### SUPPLIED MATERIAL
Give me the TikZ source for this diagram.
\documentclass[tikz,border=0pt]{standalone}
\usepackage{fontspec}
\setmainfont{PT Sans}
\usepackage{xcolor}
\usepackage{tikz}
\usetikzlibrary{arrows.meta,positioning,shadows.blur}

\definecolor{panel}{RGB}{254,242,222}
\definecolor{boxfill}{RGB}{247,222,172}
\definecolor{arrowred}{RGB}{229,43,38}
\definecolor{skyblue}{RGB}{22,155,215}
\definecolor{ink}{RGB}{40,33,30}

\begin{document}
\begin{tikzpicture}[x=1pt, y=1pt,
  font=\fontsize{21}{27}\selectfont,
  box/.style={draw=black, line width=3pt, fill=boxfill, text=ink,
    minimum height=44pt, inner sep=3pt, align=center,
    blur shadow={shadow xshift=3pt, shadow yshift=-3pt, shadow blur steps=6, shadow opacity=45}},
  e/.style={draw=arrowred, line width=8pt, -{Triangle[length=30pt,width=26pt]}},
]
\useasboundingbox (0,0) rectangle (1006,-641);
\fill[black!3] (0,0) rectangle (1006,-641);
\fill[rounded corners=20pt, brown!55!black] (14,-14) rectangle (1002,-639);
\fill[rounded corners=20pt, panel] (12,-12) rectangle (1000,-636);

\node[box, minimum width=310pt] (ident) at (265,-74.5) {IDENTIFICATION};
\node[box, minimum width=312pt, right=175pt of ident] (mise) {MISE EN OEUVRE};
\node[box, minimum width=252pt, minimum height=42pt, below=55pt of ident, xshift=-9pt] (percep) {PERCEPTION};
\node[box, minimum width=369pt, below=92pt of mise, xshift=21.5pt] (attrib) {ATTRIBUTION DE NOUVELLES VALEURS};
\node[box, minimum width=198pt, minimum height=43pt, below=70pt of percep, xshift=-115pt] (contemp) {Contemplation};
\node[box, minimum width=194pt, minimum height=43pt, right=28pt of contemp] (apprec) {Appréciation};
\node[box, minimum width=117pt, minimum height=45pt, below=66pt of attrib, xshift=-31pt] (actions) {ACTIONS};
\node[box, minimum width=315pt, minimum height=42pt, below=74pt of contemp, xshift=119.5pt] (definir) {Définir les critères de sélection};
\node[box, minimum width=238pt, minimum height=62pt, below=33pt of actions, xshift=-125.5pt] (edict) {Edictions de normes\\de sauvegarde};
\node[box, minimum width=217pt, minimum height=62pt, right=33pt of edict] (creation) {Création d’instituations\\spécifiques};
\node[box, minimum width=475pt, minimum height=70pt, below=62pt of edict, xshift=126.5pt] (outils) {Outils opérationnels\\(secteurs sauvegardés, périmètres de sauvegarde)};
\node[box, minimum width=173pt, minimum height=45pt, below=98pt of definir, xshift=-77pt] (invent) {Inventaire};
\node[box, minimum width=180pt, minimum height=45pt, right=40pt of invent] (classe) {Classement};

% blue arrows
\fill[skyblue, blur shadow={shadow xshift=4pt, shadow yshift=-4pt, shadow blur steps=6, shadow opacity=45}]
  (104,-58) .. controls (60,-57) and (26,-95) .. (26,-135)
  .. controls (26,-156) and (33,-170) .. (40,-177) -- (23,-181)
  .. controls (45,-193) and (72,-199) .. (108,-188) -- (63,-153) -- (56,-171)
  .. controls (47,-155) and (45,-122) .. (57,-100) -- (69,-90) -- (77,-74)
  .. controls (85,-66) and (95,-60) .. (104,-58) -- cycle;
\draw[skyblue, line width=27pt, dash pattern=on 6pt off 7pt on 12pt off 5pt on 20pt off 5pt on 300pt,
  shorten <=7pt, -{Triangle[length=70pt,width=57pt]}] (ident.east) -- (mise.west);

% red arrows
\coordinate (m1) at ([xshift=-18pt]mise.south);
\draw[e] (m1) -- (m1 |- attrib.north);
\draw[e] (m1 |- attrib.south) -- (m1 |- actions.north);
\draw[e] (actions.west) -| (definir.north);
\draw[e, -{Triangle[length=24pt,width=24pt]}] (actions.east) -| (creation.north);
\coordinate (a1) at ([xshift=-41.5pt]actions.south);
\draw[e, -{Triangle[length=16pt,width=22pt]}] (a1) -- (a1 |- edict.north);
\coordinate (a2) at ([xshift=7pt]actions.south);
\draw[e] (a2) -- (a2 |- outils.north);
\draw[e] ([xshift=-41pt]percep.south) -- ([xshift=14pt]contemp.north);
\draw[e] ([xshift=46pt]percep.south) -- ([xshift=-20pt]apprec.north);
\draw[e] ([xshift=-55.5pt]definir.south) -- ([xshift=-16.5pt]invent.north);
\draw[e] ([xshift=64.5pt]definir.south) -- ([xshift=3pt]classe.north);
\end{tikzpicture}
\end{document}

==

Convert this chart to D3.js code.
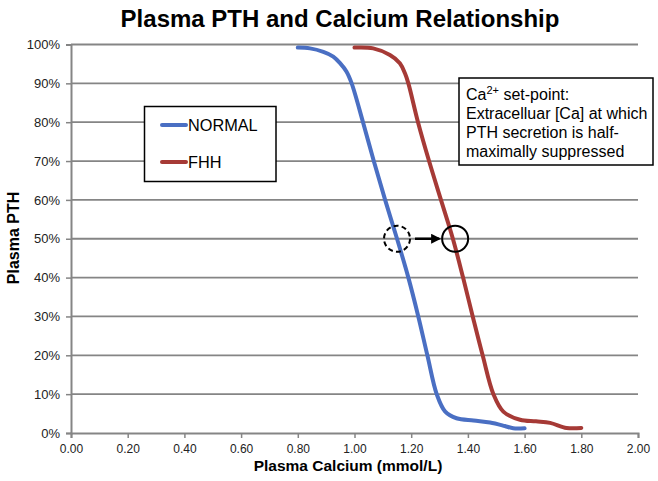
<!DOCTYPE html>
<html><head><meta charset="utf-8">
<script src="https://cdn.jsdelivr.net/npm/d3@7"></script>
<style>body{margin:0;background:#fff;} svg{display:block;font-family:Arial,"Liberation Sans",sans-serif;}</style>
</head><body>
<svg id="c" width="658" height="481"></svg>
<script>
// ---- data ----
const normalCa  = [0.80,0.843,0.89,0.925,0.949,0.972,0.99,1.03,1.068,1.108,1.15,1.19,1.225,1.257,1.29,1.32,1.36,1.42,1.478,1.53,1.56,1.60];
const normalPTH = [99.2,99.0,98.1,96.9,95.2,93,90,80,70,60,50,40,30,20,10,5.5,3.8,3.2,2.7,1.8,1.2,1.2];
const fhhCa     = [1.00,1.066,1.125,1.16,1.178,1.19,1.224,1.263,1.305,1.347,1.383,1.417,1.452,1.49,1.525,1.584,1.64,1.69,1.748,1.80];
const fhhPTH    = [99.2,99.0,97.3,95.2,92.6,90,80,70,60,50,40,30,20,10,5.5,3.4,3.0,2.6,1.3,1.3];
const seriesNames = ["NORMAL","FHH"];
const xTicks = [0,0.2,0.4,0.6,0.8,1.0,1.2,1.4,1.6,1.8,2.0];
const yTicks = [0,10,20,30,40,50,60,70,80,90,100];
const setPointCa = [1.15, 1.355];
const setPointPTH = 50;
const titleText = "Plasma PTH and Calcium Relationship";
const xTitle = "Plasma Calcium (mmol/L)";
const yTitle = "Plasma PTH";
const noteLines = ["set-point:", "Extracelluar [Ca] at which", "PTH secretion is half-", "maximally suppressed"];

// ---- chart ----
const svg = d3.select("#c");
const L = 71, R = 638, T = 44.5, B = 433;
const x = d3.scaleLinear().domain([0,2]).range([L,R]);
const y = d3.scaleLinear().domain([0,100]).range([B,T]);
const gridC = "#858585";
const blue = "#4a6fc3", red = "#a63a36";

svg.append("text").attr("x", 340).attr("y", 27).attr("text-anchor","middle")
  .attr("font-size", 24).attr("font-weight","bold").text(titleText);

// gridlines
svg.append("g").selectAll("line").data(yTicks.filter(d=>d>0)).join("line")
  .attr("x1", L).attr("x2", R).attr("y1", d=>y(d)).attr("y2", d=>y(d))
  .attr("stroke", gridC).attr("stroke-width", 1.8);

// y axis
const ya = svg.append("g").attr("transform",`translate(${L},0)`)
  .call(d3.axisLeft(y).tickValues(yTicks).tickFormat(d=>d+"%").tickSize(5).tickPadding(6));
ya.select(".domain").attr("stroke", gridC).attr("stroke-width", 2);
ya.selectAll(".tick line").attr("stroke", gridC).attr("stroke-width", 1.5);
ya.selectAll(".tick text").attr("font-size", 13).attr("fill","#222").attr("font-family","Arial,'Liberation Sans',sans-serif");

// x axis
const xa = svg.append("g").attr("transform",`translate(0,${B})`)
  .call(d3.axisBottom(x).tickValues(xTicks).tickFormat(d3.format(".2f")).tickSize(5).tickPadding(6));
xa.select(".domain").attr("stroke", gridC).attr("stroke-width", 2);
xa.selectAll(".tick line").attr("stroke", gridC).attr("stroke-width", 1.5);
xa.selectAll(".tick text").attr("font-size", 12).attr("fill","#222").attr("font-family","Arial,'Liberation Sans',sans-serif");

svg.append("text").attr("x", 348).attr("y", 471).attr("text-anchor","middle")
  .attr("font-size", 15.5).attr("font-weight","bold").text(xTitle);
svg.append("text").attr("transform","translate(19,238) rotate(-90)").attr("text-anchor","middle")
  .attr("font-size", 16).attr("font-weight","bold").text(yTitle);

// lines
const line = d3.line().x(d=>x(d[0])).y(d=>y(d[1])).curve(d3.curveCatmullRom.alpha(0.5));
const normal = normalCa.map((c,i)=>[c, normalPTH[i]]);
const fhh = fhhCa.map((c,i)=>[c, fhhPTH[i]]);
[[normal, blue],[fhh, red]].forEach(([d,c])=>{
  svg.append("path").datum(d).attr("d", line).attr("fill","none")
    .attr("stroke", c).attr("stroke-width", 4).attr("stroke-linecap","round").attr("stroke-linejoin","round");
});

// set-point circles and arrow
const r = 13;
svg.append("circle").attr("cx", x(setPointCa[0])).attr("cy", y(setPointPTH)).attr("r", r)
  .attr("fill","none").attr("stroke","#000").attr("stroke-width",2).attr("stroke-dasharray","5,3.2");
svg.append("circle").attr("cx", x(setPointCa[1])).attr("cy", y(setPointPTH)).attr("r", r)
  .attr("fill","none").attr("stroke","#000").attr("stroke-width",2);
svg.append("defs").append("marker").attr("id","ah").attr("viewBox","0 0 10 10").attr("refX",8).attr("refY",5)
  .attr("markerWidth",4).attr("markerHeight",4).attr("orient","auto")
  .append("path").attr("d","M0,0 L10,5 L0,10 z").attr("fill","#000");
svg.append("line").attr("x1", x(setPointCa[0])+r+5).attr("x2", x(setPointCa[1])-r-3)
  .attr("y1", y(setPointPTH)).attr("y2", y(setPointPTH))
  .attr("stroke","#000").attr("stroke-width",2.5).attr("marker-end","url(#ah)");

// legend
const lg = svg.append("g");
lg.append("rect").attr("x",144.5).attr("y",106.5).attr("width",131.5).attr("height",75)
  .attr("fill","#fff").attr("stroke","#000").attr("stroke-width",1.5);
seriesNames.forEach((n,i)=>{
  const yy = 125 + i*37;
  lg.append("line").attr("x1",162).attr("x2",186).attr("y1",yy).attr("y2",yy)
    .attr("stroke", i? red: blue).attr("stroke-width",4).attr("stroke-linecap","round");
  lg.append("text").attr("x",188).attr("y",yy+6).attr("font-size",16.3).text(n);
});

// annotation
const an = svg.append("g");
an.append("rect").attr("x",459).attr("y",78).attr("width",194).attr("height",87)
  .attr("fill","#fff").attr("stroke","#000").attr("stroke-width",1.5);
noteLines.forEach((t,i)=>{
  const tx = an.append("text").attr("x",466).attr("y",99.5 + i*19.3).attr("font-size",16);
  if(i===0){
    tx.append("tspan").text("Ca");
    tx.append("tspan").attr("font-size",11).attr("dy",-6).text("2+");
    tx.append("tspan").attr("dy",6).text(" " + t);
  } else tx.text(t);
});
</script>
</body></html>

* * *

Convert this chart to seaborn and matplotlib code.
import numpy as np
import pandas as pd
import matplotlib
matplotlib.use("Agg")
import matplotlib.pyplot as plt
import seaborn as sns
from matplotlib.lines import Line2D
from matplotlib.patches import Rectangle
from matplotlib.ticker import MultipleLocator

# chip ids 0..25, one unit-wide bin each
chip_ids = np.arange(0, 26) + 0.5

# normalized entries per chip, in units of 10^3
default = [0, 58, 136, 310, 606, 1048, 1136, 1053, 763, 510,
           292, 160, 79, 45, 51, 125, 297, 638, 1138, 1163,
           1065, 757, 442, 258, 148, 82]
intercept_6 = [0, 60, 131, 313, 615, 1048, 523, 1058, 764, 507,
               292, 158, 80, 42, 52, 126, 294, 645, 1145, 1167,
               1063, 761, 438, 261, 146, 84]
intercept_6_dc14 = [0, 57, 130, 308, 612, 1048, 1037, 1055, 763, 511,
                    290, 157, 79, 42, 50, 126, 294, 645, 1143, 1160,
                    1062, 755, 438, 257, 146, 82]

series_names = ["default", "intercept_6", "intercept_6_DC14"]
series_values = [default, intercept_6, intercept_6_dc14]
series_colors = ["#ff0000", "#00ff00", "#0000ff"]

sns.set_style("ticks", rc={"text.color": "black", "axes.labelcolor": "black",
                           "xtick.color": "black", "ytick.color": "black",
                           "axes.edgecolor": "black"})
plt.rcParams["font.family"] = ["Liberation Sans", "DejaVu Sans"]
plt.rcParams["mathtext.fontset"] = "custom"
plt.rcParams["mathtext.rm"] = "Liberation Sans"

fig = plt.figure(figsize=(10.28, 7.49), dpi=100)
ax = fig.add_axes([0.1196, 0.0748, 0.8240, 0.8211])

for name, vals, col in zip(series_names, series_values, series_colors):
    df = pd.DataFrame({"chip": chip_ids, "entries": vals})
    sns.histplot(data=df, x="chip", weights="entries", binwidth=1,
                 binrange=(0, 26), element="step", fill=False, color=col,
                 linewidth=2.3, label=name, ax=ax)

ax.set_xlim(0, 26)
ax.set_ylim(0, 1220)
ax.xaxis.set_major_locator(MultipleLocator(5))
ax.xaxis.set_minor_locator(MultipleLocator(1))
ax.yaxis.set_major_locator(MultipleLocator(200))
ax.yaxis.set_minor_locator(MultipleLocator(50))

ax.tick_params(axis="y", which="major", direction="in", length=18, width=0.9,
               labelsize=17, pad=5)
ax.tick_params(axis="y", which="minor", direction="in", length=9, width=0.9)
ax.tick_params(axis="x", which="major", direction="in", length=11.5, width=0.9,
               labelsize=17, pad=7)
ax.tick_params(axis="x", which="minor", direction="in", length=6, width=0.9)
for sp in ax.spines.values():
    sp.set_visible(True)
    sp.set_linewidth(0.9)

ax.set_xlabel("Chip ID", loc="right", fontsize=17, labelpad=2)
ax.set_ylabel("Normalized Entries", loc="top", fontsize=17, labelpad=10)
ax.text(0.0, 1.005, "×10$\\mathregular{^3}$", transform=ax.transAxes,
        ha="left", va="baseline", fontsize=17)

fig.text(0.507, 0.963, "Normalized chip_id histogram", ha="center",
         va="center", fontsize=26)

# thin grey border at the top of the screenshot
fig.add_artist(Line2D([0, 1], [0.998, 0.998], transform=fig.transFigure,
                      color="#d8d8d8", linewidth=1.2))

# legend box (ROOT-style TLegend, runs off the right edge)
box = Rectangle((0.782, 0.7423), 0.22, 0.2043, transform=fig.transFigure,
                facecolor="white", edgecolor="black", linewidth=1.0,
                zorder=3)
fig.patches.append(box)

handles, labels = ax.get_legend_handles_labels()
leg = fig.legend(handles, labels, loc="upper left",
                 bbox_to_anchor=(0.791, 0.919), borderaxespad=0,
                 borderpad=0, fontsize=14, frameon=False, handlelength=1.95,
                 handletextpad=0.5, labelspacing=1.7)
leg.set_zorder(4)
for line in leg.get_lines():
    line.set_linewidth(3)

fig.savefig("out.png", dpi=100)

### THE TASK
Exactly and only the lines from the line that contains "Give me the TikZ source for this diagram." through the line that contains "(12,-12) rectangle (1000,-636);" are to be repeated as they stand.

### FULL SOLUTION
Give me the TikZ source for this diagram.
\documentclass[tikz,border=0pt]{standalone}
\usepackage{fontspec}
\setmainfont{PT Sans}
\usepackage{xcolor}
\usepackage{tikz}
\usetikzlibrary{arrows.meta,positioning,shadows.blur}

\definecolor{panel}{RGB}{254,242,222}
\definecolor{boxfill}{RGB}{247,222,172}
\definecolor{arrowred}{RGB}{229,43,38}
\definecolor{skyblue}{RGB}{22,155,215}
\definecolor{ink}{RGB}{40,33,30}

\begin{document}
\begin{tikzpicture}[x=1pt, y=1pt,
  font=\fontsize{21}{27}\selectfont,
  box/.style={draw=black, line width=3pt, fill=boxfill, text=ink,
    minimum height=44pt, inner sep=3pt, align=center,
    blur shadow={shadow xshift=3pt, shadow yshift=-3pt, shadow blur steps=6, shadow opacity=45}},
  e/.style={draw=arrowred, line width=8pt, -{Triangle[length=30pt,width=26pt]}},
]
\useasboundingbox (0,0) rectangle (1006,-641);
\fill[black!3] (0,0) rectangle (1006,-641);
\fill[rounded corners=20pt, brown!55!black] (14,-14) rectangle (1002,-639);
\fill[rounded corners=20pt, panel] (12,-12) rectangle (1000,-636);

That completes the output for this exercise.